> Stated task
Wherever the word "script" turns up in a line of the entries, copy that line.

> Dataset records
* START *

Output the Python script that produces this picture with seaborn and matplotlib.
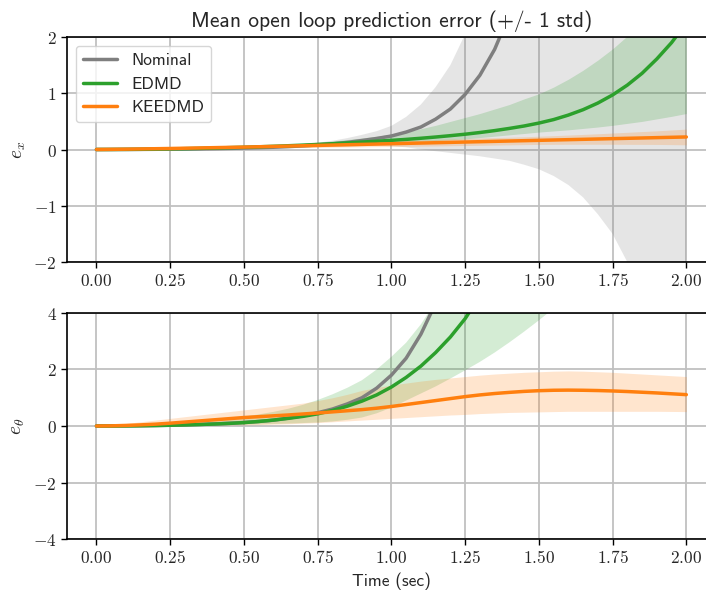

* END *
* START *

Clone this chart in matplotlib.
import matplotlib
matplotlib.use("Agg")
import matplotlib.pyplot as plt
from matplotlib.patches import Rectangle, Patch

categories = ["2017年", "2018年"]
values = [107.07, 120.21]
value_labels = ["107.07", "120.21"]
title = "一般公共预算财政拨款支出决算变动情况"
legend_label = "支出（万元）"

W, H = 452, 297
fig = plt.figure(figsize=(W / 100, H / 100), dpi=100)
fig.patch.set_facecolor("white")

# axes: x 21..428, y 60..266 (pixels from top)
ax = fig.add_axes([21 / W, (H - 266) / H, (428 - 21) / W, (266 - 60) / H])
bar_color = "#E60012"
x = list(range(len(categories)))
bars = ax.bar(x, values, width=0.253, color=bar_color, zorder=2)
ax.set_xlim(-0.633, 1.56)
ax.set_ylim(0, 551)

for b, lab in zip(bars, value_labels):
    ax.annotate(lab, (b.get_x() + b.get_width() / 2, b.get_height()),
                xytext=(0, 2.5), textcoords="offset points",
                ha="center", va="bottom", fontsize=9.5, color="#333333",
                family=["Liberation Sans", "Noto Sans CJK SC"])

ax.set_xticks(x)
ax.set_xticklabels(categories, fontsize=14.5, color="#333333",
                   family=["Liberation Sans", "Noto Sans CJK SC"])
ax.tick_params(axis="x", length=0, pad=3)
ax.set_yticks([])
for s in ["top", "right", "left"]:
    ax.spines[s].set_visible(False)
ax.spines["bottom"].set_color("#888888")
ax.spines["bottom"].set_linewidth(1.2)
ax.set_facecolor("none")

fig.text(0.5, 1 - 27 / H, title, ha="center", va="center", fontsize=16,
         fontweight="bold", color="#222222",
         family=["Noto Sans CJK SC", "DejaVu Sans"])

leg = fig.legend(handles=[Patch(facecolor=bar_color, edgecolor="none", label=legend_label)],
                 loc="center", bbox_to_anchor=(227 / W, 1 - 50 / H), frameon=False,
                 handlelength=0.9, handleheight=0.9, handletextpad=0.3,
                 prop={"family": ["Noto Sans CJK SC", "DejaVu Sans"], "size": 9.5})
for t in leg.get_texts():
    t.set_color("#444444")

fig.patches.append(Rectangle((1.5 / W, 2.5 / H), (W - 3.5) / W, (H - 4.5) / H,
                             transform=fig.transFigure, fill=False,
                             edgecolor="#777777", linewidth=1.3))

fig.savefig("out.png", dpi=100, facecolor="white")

* END *
* START *

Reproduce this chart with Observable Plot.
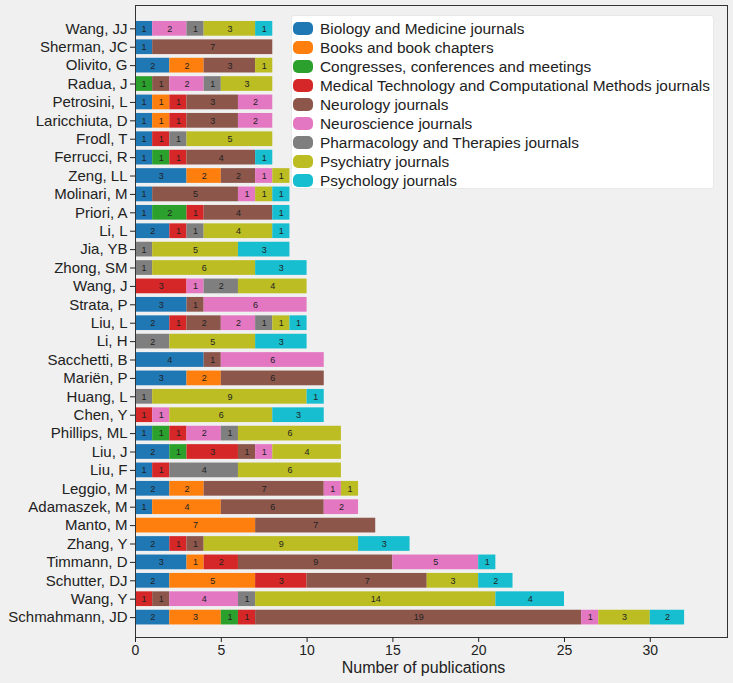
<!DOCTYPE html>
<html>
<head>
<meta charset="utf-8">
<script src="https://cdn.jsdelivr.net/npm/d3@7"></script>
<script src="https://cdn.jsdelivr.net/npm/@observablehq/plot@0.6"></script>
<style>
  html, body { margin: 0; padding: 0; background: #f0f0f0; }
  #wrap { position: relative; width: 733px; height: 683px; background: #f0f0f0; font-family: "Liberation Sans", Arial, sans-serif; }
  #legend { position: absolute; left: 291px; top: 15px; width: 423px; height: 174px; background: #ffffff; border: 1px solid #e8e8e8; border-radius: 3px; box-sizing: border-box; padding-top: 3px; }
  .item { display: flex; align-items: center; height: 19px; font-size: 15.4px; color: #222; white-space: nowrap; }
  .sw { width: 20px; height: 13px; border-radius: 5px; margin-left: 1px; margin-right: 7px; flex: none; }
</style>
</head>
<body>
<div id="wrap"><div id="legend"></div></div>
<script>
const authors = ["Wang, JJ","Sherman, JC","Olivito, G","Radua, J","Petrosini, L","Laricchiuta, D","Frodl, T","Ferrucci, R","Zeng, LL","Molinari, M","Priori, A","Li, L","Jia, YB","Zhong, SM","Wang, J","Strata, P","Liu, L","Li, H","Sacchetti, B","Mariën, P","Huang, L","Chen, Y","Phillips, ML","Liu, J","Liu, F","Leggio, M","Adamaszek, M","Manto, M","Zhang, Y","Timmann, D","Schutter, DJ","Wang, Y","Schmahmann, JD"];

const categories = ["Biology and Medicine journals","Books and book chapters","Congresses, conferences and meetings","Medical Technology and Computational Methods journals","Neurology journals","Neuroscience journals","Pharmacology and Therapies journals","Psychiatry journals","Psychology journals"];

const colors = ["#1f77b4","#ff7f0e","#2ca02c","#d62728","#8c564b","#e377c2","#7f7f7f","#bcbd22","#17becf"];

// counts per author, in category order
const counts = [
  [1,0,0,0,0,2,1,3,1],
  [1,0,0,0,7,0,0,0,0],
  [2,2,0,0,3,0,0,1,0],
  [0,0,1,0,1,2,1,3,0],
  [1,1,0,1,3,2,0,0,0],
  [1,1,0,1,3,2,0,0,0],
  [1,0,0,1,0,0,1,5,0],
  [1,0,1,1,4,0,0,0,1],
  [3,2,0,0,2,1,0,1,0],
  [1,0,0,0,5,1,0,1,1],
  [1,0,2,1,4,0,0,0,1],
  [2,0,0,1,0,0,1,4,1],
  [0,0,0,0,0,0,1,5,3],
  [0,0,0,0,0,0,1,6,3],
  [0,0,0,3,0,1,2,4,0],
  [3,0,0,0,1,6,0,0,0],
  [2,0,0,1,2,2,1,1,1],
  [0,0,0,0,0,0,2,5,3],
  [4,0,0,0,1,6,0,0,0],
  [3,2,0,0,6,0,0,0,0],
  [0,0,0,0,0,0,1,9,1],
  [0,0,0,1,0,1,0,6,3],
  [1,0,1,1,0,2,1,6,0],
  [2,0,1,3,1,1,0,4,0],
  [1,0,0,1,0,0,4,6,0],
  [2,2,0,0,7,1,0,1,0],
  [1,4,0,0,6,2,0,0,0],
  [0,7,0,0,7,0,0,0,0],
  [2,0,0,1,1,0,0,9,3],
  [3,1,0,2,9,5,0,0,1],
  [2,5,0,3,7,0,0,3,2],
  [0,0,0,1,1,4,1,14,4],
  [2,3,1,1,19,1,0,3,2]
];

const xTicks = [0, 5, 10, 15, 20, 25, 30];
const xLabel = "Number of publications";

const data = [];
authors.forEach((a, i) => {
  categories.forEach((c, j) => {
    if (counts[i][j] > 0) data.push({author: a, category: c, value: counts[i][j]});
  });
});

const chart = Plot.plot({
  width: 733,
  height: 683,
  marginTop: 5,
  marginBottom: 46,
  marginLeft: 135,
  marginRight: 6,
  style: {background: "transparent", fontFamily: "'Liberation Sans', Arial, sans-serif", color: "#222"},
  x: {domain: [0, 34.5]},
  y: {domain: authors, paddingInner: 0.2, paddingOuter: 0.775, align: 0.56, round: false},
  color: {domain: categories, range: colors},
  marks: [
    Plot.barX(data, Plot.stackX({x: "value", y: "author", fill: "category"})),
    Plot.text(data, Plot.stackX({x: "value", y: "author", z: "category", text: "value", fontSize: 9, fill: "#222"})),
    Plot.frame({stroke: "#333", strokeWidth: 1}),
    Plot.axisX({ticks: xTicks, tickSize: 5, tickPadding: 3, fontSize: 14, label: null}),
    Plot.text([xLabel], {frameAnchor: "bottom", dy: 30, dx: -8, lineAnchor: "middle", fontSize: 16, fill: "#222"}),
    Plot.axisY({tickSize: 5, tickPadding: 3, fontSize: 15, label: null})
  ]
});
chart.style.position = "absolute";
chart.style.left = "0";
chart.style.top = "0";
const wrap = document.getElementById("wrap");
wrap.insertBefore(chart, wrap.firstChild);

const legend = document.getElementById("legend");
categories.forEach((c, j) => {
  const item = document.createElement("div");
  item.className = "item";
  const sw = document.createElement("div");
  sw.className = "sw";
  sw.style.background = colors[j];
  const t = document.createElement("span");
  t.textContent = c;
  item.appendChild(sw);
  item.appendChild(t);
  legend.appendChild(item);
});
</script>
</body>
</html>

* END *

> Answer
Output the Python script that produces this picture with seaborn and matplotlib.
<script src="https://cdn.jsdelivr.net/npm/d3@7"></script>
<script src="https://cdn.jsdelivr.net/npm/@observablehq/plot@0.6"></script>
<script>
</script>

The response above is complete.